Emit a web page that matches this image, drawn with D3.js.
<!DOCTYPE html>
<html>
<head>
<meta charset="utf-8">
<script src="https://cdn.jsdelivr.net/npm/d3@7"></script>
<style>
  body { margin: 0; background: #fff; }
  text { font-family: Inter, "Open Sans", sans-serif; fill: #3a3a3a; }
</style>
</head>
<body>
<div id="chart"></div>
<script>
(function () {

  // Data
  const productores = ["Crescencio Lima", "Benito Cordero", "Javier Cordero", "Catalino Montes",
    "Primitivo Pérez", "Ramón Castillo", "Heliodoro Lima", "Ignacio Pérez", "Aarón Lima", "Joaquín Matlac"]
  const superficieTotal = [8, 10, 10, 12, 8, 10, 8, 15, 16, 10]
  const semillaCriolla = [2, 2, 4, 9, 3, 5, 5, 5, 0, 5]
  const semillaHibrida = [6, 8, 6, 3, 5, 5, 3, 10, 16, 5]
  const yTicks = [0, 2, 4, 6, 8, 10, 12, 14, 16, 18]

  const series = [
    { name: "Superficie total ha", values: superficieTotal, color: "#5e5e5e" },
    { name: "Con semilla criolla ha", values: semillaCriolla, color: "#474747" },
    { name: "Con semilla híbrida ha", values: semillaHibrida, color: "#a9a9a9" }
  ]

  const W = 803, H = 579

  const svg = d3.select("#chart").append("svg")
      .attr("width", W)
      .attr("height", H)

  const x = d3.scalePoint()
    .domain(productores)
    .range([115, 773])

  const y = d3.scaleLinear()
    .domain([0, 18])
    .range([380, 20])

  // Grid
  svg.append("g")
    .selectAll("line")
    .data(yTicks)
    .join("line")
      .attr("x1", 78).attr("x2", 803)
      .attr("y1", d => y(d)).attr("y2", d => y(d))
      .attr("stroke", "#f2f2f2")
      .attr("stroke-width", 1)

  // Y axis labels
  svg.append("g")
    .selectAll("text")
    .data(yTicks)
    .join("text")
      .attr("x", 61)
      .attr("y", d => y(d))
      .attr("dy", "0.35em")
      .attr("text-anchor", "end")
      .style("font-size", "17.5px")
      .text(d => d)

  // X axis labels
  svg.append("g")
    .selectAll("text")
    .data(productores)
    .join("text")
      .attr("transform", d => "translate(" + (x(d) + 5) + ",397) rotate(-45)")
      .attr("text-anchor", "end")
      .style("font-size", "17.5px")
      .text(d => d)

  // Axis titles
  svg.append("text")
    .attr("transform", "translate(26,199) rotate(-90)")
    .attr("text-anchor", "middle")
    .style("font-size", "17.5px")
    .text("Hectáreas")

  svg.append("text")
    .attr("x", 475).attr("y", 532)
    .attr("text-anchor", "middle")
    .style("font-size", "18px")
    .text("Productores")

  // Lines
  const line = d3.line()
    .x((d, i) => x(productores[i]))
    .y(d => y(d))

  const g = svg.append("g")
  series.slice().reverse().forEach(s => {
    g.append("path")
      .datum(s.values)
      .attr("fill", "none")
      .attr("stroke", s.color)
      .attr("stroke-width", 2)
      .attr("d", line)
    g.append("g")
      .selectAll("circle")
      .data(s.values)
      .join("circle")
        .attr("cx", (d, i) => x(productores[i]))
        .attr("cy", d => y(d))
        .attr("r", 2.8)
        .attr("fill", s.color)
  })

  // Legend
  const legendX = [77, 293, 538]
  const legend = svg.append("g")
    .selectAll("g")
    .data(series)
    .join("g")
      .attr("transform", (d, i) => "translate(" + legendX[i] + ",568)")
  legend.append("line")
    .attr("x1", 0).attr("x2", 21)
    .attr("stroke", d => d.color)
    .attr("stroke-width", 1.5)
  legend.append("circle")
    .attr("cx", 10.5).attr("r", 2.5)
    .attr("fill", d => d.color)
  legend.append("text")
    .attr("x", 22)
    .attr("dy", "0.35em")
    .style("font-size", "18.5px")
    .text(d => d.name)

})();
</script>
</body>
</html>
- - -
**GOAL**
Extract all of the data exactly as written.

**THE SOLUTION**
Emit a web page that matches this image, drawn with D3.js.
<!DOCTYPE html>
<html>
<head>
<meta charset="utf-8">
<script src="https://cdn.jsdelivr.net/npm/d3@7"></script>
<style>
  body { margin: 0; background: #fff; }
  text { font-family: Inter, "Open Sans", sans-serif; fill: #3a3a3a; }
</style>
</head>
<body>
<div id="chart"></div>
<script>
(function () {

  // Data
  const productores = ["Crescencio Lima", "Benito Cordero", "Javier Cordero", "Catalino Montes",
    "Primitivo Pérez", "Ramón Castillo", "Heliodoro Lima", "Ignacio Pérez", "Aarón Lima", "Joaquín Matlac"]
  const superficieTotal = [8, 10, 10, 12, 8, 10, 8, 15, 16, 10]
  const semillaCriolla = [2, 2, 4, 9, 3, 5, 5, 5, 0, 5]
  const semillaHibrida = [6, 8, 6, 3, 5, 5, 3, 10, 16, 5]
  const yTicks = [0, 2, 4, 6, 8, 10, 12, 14, 16, 18]

  const series = [
    { name: "Superficie total ha", values: superficieTotal, color: "#5e5e5e" },
    { name: "Con semilla criolla ha", values: semillaCriolla, color: "#474747" },
    { name: "Con semilla híbrida ha", values: semillaHibrida, color: "#a9a9a9" }
  ]

  const W = 803, H = 579

  const svg = d3.select("#chart").append("svg")
      .attr("width", W)
      .attr("height", H)

  const x = d3.scalePoint()
    .domain(productores)
    .range([115, 773])

  const y = d3.scaleLinear()
    .domain([0, 18])
    .range([380, 20])

  // Grid
  svg.append("g")
    .selectAll("line")
    .data(yTicks)
    .join("line")
      .attr("x1", 78).attr("x2", 803)
      .attr("y1", d => y(d)).attr("y2", d => y(d))
      .attr("stroke", "#f2f2f2")
      .attr("stroke-width", 1)

  // Y axis labels
  svg.append("g")
    .selectAll("text")
    .data(yTicks)
    .join("text")
      .attr("x", 61)
      .attr("y", d => y(d))
      .attr("dy", "0.35em")
      .attr("text-anchor", "end")
      .style("font-size", "17.5px")
      .text(d => d)

  // X axis labels
  svg.append("g")
    .selectAll("text")
    .data(productores)
    .join("text")
      .attr("transform", d => "translate(" + (x(d) + 5) + ",397) rotate(-45)")
      .attr("text-anchor", "end")
      .style("font-size", "17.5px")
      .text(d => d)

  // Axis titles
  svg.append("text")
    .attr("transform", "translate(26,199) rotate(-90)")
    .attr("text-anchor", "middle")
    .style("font-size", "17.5px")
    .text("Hectáreas")

  svg.append("text")
    .attr("x", 475).attr("y", 532)
    .attr("text-anchor", "middle")
    .style("font-size", "18px")
    .text("Productores")

  // Lines
  const line = d3.line()
    .x((d, i) => x(productores[i]))
    .y(d => y(d))

  const g = svg.append("g")
  series.slice().reverse().forEach(s => {
    g.append("path")
      .datum(s.values)
      .attr("fill", "none")
      .attr("stroke", s.color)
      .attr("stroke-width", 2)
      .attr("d", line)
    g.append("g")
      .selectAll("circle")
      .data(s.values)
      .join("circle")
        .attr("cx", (d, i) => x(productores[i]))
        .attr("cy", d => y(d))
        .attr("r", 2.8)
        .attr("fill", s.color)
  })

  // Legend
  const legendX = [77, 293, 538]
  const legend = svg.append("g")
    .selectAll("g")
    .data(series)
    .join("g")
      .attr("transform", (d, i) => "translate(" + legendX[i] + ",568)")
  legend.append("line")
    .attr("x1", 0).attr("x2", 21)
    .attr("stroke", d => d.color)
    .attr("stroke-width", 1.5)
  legend.append("circle")
    .attr("cx", 10.5).attr("r", 2.5)
    .attr("fill", d => d.color)
  legend.append("text")
    .attr("x", 22)
    .attr("dy", "0.35em")
    .style("font-size", "18.5px")
    .text(d => d.name)

})();
</script>
</body>
</html>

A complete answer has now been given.